Semantic Word Clouds
Link to our project: http://swc-flask-aws-environement.eba-hzdjd3su.ap-northeast-2.elasticbeanstalk.com/
Project presentation: https://docs.google.com/presentation/d/1a484mO3MLXM_jfHvXKSjxntxaqrfESYLEZOqo_uvWfQ/edit#slide=id.gaf72c2d91d_0_27
You’re in the right place if you want to make better word clouds. The science shows that great word clouds are split into groups of similar words, with space in between and unique colors. Making those groups by yourself can be a pain, so we give you a headstart. Computers are super-quick at this kind of thing but far from perfect, so simply drag and drop words between clusters until you’re satisfied.
- Identify keywords with TF-IDF. Using TF-IDF allows us to focus on unusually frequent rare words and ignore frequent but common words. It does this by comparing the prevalence of a word in the text submitted by the user with the logarthmically adjusted prevalence of that word in a reference corpus (Reuters corpus in our case)

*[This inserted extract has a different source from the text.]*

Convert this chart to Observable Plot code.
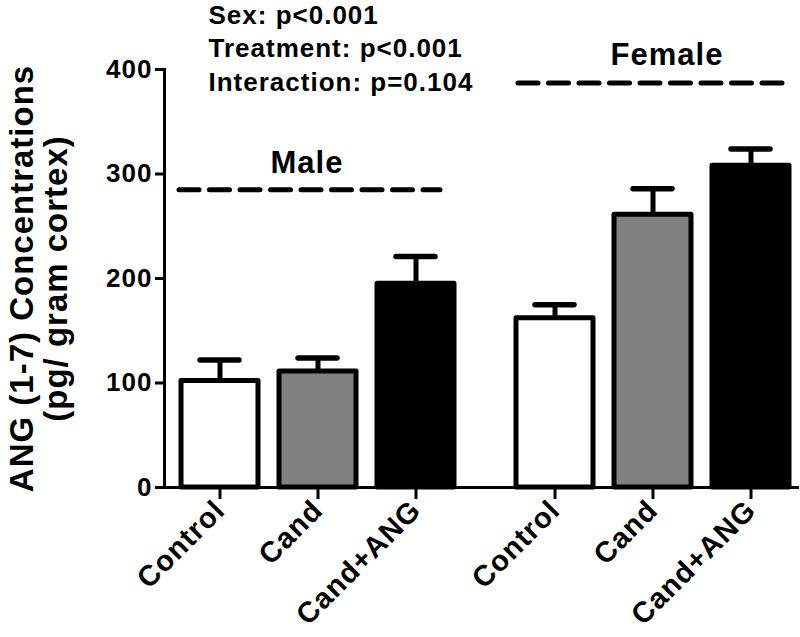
<!DOCTYPE html>
<html><head><meta charset="utf-8">
<script src="https://cdn.jsdelivr.net/npm/d3@7"></script>
<script src="https://cdn.jsdelivr.net/npm/@observablehq/plot@0.6"></script>
<style>body{margin:0;background:#fff} svg{display:block} svg text{letter-spacing:1px}</style>
</head><body><div id="chart"></div>
<script>
const sexes = ["Male", "Female"];
const treatments = ["Control", "Cand", "Cand+ANG"];
const maleMeans = [102, 111, 195];
const maleSE = [20, 13, 26];
const femaleMeans = [162, 261, 308];
const femaleSE = [13, 25, 16];
const fills = ["#ffffff", "#808080", "#000000"];
const groupLineY = [285, 387];
const yTicks = [0, 100, 200, 300, 400];
const yTitle = ["ANG (1-7) Concentrations", "(pg/ gram cortex)"];
const stats = ["Sex: p<0.001", "Treatment: p<0.001", "Interaction: p=0.104"];

const rows = [];
sexes.forEach((s, si) => treatments.forEach((t, ti) => rows.push({
  sex: s, treatment: t,
  mean: (si ? femaleMeans : maleMeans)[ti],
  se: (si ? femaleSE : maleSE)[ti]
})));
const groups = sexes.map((s, i) => ({sex: s, y: groupLineY[i]}));
const male = groups.filter(d => d.sex === "Male");
const female = groups.filter(d => d.sex === "Female");
const dash = {stroke: "black", strokeWidth: 5, strokeDasharray: "20,10.5", strokeLinecap: "round"};

const chart = Plot.plot({
  width: 800, height: 637,
  marginLeft: 163, marginRight: 1, marginTop: 69, marginBottom: 150,
  style: {fontFamily: "'Liberation Sans', Arial, sans-serif", fontWeight: "bold", fontSize: "26px", color: "black", background: "white"},
  fx: {domain: sexes, paddingInner: 0.107, paddingOuter: 0, axis: null, label: null},
  x: {domain: treatments, paddingInner: 0.217, paddingOuter: 0.134, align: 0.66, label: null},
  y: {domain: [0, 400], label: null},
  color: {domain: treatments, range: fills},
  marks: [
    Plot.barY(rows, {fx: "sex", x: "treatment", y: "mean", fill: "treatment", stroke: "black", strokeWidth: 5, strokeLinejoin: "round"}),
    Plot.ruleX(rows, {fx: "sex", x: "treatment", y1: "mean", y2: d => d.mean + d.se, stroke: "black", strokeWidth: 5}),
    Plot.tickY(rows, {fx: "sex", x: "treatment", y: d => d.mean + d.se, stroke: "black", strokeWidth: 5.5, strokeLinecap: "round", insetLeft: 19, insetRight: 19}),
    Plot.ruleY(male, {fx: "sex", y: "y", insetLeft: 15, insetRight: 23, ...dash}),
    Plot.ruleY(female, {fx: "sex", y: "y", insetLeft: 19, insetRight: 11, ...dash}),
    Plot.text(male, {fx: "sex", x: () => "Cand", y: "y", text: "sex", dx: -11, dy: -17, lineAnchor: "bottom", fontSize: 31, fontWeight: "bold"}),
    Plot.text(female, {fx: "sex", x: () => "Cand", y: "y", text: "sex", dx: 14, dy: -18, lineAnchor: "bottom", fontSize: 31, fontWeight: "bold"}),
    Plot.ruleY(male, {fx: "sex", y: () => 0, insetRight: -20, stroke: "black", strokeWidth: 3}),
    Plot.ruleY(female, {fx: "sex", y: () => 0, insetLeft: -20, insetRight: -1, stroke: "black", strokeWidth: 3}),
    Plot.frame({anchor: "left", facetAnchor: "left", stroke: "black", strokeWidth: 3}),
    Plot.axisY({ticks: yTicks, tickSize: 9, tickPadding: 3, fontSize: 26, fontWeight: "bold", strokeWidth: 3, label: null}),
    Plot.axisX({tickRotate: -45, tickSize: 12, tickPadding: 6, fontSize: 29, fontWeight: "bold", strokeWidth: 3, label: null}),
    Plot.text(male, {fx: "sex", frameAnchor: "left", text: () => yTitle.join("\n"), rotate: -90, dx: -125, textAnchor: "middle", lineAnchor: "middle", fontSize: 33, fontWeight: "bold", lineHeight: 1.02}),
    Plot.text(male, {fx: "sex", frameAnchor: "top-left", text: () => stats.join("\n"), dx: 44, dy: -70, textAnchor: "start", lineAnchor: "top", fontSize: 26, fontWeight: "bold", lineHeight: 1.3})
  ]
});
document.getElementById("chart").appendChild(chart);
</script>
</body></html>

- Get the word embeddings for each keyword from a pre-trained Glove model.
- Do k-means clustering on the word embeddings. K points are randomly selected as cluster centroids. Each word vector is then grouped in the same cluster as its closest centroid. The cluster centroids are then recalculated (averaging all word vectors in a cluster). The word vectors are then re-grouped with the closest centroid. This process repeats a fixed number of times or until the positions of the centroids stop changing.
- Clone this repo
- Download and unzip the pre-trained word vectors from http://nlp.stanford.edu/data/glove.6B.zip into the back-end directory
- Run build_idf_csv.py to build a table of reference Inverse Document Frequency (IDF) values
- Run convert_format.py
- Run ws.py to get the server going
- Open index.html in the front-end directory